If there’s anything in life that can convince us humans that we are capable of accepting and can love what we once considered repugnant, I present: the brinjal. Young Tony would have rather eaten the scrapings off his Bata chappal than a mouthful of eggplant. But Old Tony? All I’m saying is, Don’t look away from that platter of roasted aubergine.

Asha’s Mashed Tadka’d Taters

February, 2006

I love this recipe for its simplicity. And for the fact that its got a tadka. Because as the Devil well knows, I’ll sell my soul for any meal with a tadka in it. What to do?

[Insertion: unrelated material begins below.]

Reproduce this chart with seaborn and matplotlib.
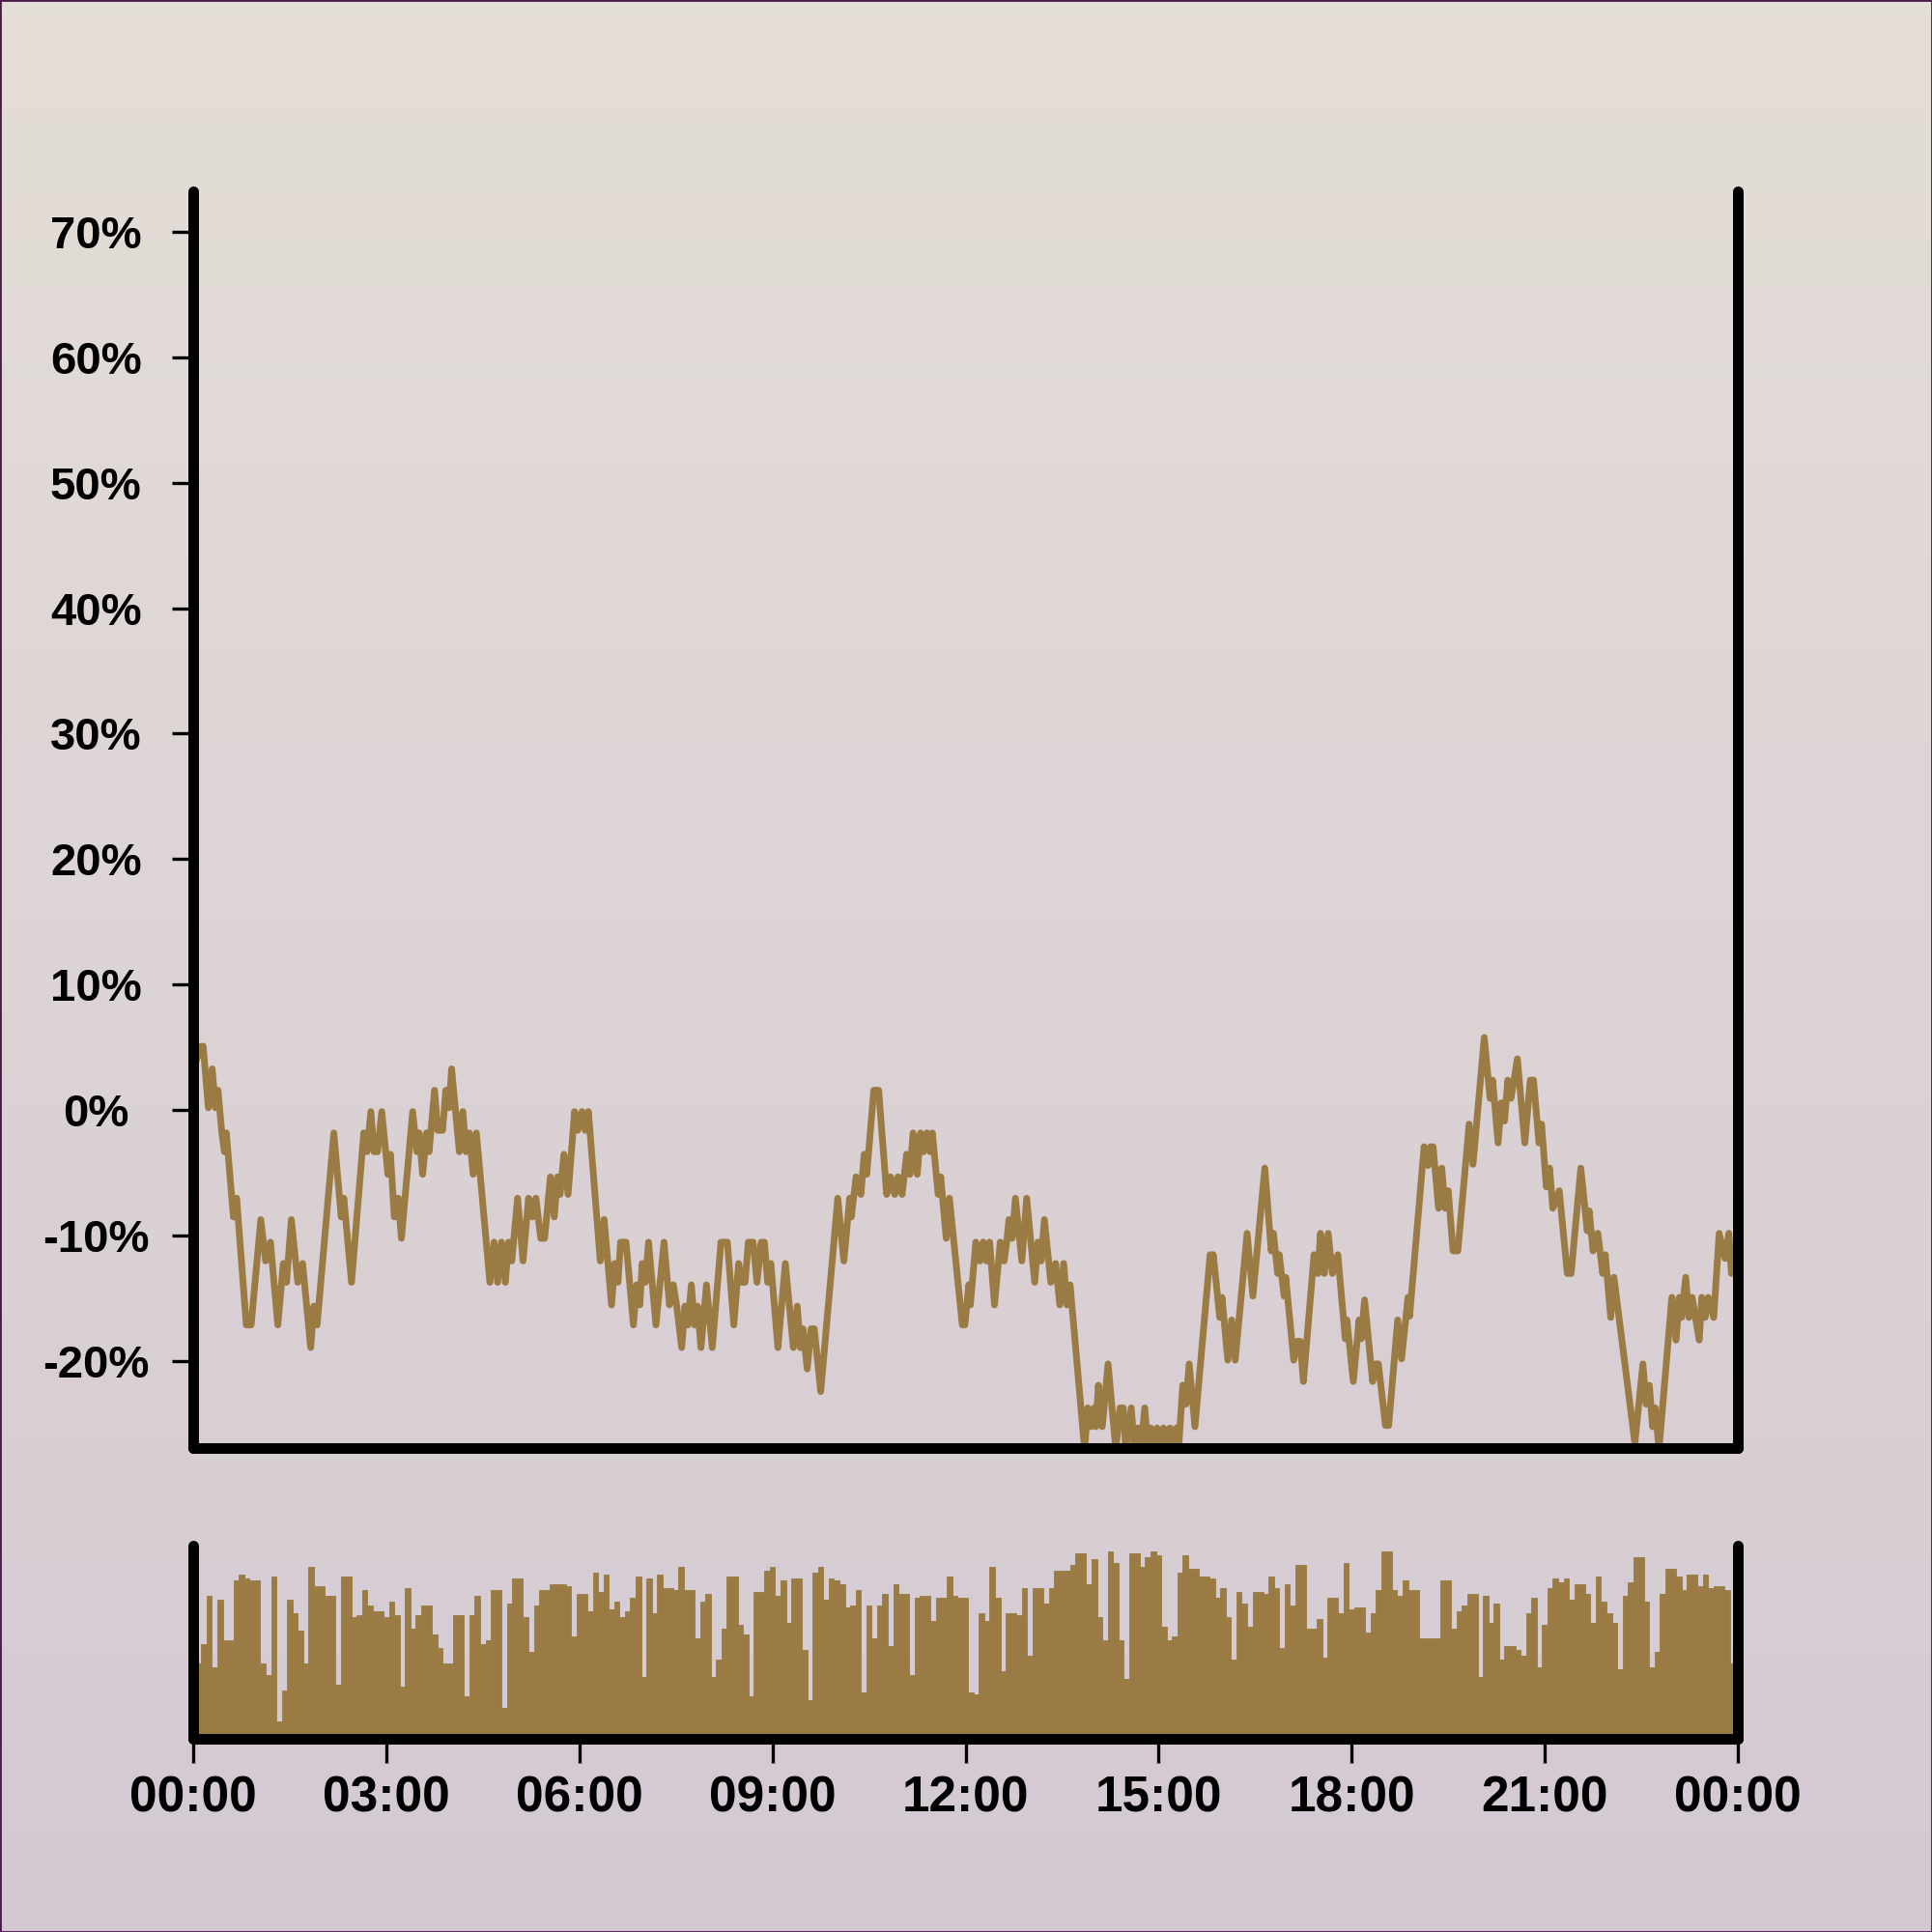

I’m pretty cheap, that-a-way!

Serves 4

3 large potatoes
2 tsps oil 
4-5 curry leaves
2 green chillies
1⁄2 tsp cumin seeds
1⁄4 tsp tumeric powder
Salt to taste

Fill a pot with water and boil potatoes till they’re soft.
Drain pan, skin taters, mash.
Keep aside.
Heat oil.
When smoking, toss in curry leaves followed by g. chillies.
Next cumin seeds.
Watch ’em since they’re going to fry and burn in no time.
Sprinkle tumeric powder into pan.
Now while the ‘tadka’ sizzles, add it to the mashed potoatoes.
Give everything a good old smash and mash.
Add dashes of salt between mashing; check for taste.
There you go.
The desi version of mashed potatoes.